__EXERCISE OBJECTIVE__
Retype the material that follows, keeping every word as it is.

───── SOURCE EXCERPT

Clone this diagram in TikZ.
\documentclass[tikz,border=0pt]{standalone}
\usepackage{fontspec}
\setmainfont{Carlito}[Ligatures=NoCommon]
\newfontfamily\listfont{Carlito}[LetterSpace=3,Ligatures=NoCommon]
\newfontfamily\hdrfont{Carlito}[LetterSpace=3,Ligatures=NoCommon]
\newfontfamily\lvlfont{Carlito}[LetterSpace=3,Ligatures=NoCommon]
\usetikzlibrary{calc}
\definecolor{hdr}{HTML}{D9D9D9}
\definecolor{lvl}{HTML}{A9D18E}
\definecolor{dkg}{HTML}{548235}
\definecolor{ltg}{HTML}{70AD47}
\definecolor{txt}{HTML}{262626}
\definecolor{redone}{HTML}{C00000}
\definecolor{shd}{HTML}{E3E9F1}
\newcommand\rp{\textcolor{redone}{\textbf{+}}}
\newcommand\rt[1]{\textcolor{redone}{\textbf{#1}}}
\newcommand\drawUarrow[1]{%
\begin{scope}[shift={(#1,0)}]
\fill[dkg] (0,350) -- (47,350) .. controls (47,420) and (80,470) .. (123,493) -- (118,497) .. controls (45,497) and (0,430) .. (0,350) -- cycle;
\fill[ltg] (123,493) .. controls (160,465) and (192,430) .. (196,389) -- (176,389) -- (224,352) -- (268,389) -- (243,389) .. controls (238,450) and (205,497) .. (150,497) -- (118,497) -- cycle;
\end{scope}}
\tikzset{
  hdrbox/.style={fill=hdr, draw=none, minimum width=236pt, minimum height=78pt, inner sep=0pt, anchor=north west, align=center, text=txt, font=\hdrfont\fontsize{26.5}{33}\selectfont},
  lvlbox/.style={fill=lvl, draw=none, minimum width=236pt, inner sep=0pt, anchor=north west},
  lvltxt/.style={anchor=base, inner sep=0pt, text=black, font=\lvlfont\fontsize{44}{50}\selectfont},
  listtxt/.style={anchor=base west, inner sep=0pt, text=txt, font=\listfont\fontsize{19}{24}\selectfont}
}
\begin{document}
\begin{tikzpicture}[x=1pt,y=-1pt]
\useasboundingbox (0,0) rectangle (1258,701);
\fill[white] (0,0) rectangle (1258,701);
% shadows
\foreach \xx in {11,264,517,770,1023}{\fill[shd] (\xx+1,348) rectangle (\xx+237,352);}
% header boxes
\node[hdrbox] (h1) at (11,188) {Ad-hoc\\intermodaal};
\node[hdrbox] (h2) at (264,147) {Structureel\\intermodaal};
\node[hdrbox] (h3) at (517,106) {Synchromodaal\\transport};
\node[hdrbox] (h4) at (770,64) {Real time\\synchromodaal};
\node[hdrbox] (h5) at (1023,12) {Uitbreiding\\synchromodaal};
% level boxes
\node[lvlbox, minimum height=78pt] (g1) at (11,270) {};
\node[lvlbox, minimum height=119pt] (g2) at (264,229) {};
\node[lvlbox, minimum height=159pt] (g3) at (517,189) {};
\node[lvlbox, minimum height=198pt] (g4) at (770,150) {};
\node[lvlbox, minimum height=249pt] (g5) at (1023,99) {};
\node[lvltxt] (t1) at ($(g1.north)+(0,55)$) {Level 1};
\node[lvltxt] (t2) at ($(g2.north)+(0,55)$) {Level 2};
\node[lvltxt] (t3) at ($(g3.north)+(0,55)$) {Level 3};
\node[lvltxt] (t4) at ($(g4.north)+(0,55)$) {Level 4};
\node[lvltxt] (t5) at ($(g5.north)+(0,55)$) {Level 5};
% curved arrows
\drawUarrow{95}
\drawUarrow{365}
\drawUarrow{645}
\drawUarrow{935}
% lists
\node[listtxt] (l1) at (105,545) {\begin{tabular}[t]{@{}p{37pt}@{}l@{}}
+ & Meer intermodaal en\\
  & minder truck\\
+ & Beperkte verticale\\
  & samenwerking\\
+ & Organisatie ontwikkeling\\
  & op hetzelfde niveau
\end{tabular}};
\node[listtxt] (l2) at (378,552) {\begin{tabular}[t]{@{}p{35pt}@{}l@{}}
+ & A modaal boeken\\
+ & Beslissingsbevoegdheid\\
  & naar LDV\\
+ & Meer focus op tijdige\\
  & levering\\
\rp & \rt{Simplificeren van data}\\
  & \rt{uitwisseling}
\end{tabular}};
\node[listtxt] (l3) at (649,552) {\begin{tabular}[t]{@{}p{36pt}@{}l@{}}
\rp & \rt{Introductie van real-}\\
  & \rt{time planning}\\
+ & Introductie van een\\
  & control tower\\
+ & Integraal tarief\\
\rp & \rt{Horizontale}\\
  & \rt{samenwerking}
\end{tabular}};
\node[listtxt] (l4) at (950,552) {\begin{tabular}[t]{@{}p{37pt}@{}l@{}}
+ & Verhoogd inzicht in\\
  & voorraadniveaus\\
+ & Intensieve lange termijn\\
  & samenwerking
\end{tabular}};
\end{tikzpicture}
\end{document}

──────────

__TASK RESPONSE__
Clone this diagram in TikZ.
\documentclass[tikz,border=0pt]{standalone}
\usepackage{fontspec}
\setmainfont{Carlito}[Ligatures=NoCommon]
\newfontfamily\listfont{Carlito}[LetterSpace=3,Ligatures=NoCommon]
\newfontfamily\hdrfont{Carlito}[LetterSpace=3,Ligatures=NoCommon]
\newfontfamily\lvlfont{Carlito}[LetterSpace=3,Ligatures=NoCommon]
\usetikzlibrary{calc}
\definecolor{hdr}{HTML}{D9D9D9}
\definecolor{lvl}{HTML}{A9D18E}
\definecolor{dkg}{HTML}{548235}
\definecolor{ltg}{HTML}{70AD47}
\definecolor{txt}{HTML}{262626}
\definecolor{redone}{HTML}{C00000}
\definecolor{shd}{HTML}{E3E9F1}
\newcommand\rp{\textcolor{redone}{\textbf{+}}}
\newcommand\rt[1]{\textcolor{redone}{\textbf{#1}}}
\newcommand\drawUarrow[1]{%
\begin{scope}[shift={(#1,0)}]
\fill[dkg] (0,350) -- (47,350) .. controls (47,420) and (80,470) .. (123,493) -- (118,497) .. controls (45,497) and (0,430) .. (0,350) -- cycle;
\fill[ltg] (123,493) .. controls (160,465) and (192,430) .. (196,389) -- (176,389) -- (224,352) -- (268,389) -- (243,389) .. controls (238,450) and (205,497) .. (150,497) -- (118,497) -- cycle;
\end{scope}}
\tikzset{
  hdrbox/.style={fill=hdr, draw=none, minimum width=236pt, minimum height=78pt, inner sep=0pt, anchor=north west, align=center, text=txt, font=\hdrfont\fontsize{26.5}{33}\selectfont},
  lvlbox/.style={fill=lvl, draw=none, minimum width=236pt, inner sep=0pt, anchor=north west},
  lvltxt/.style={anchor=base, inner sep=0pt, text=black, font=\lvlfont\fontsize{44}{50}\selectfont},
  listtxt/.style={anchor=base west, inner sep=0pt, text=txt, font=\listfont\fontsize{19}{24}\selectfont}
}
\begin{document}
\begin{tikzpicture}[x=1pt,y=-1pt]
\useasboundingbox (0,0) rectangle (1258,701);
\fill[white] (0,0) rectangle (1258,701);
% shadows
\foreach \xx in {11,264,517,770,1023}{\fill[shd] (\xx+1,348) rectangle (\xx+237,352);}
% header boxes
\node[hdrbox] (h1) at (11,188) {Ad-hoc\\intermodaal};
\node[hdrbox] (h2) at (264,147) {Structureel\\intermodaal};
\node[hdrbox] (h3) at (517,106) {Synchromodaal\\transport};
\node[hdrbox] (h4) at (770,64) {Real time\\synchromodaal};
\node[hdrbox] (h5) at (1023,12) {Uitbreiding\\synchromodaal};
% level boxes
\node[lvlbox, minimum height=78pt] (g1) at (11,270) {};
\node[lvlbox, minimum height=119pt] (g2) at (264,229) {};
\node[lvlbox, minimum height=159pt] (g3) at (517,189) {};
\node[lvlbox, minimum height=198pt] (g4) at (770,150) {};
\node[lvlbox, minimum height=249pt] (g5) at (1023,99) {};
\node[lvltxt] (t1) at ($(g1.north)+(0,55)$) {Level 1};
\node[lvltxt] (t2) at ($(g2.north)+(0,55)$) {Level 2};
\node[lvltxt] (t3) at ($(g3.north)+(0,55)$) {Level 3};
\node[lvltxt] (t4) at ($(g4.north)+(0,55)$) {Level 4};
\node[lvltxt] (t5) at ($(g5.north)+(0,55)$) {Level 5};
% curved arrows
\drawUarrow{95}
\drawUarrow{365}
\drawUarrow{645}
\drawUarrow{935}
% lists
\node[listtxt] (l1) at (105,545) {\begin{tabular}[t]{@{}p{37pt}@{}l@{}}
+ & Meer intermodaal en\\
  & minder truck\\
+ & Beperkte verticale\\
  & samenwerking\\
+ & Organisatie ontwikkeling\\
  & op hetzelfde niveau
\end{tabular}};
\node[listtxt] (l2) at (378,552) {\begin{tabular}[t]{@{}p{35pt}@{}l@{}}
+ & A modaal boeken\\
+ & Beslissingsbevoegdheid\\
  & naar LDV\\
+ & Meer focus op tijdige\\
  & levering\\
\rp & \rt{Simplificeren van data}\\
  & \rt{uitwisseling}
\end{tabular}};
\node[listtxt] (l3) at (649,552) {\begin{tabular}[t]{@{}p{36pt}@{}l@{}}
\rp & \rt{Introductie van real-}\\
  & \rt{time planning}\\
+ & Introductie van een\\
  & control tower\\
+ & Integraal tarief\\
\rp & \rt{Horizontale}\\
  & \rt{samenwerking}
\end{tabular}};
\node[listtxt] (l4) at (950,552) {\begin{tabular}[t]{@{}p{37pt}@{}l@{}}
+ & Verhoogd inzicht in\\
  & voorraadniveaus\\
+ & Intensieve lange termijn\\
  & samenwerking
\end{tabular}};
\end{tikzpicture}
\end{document}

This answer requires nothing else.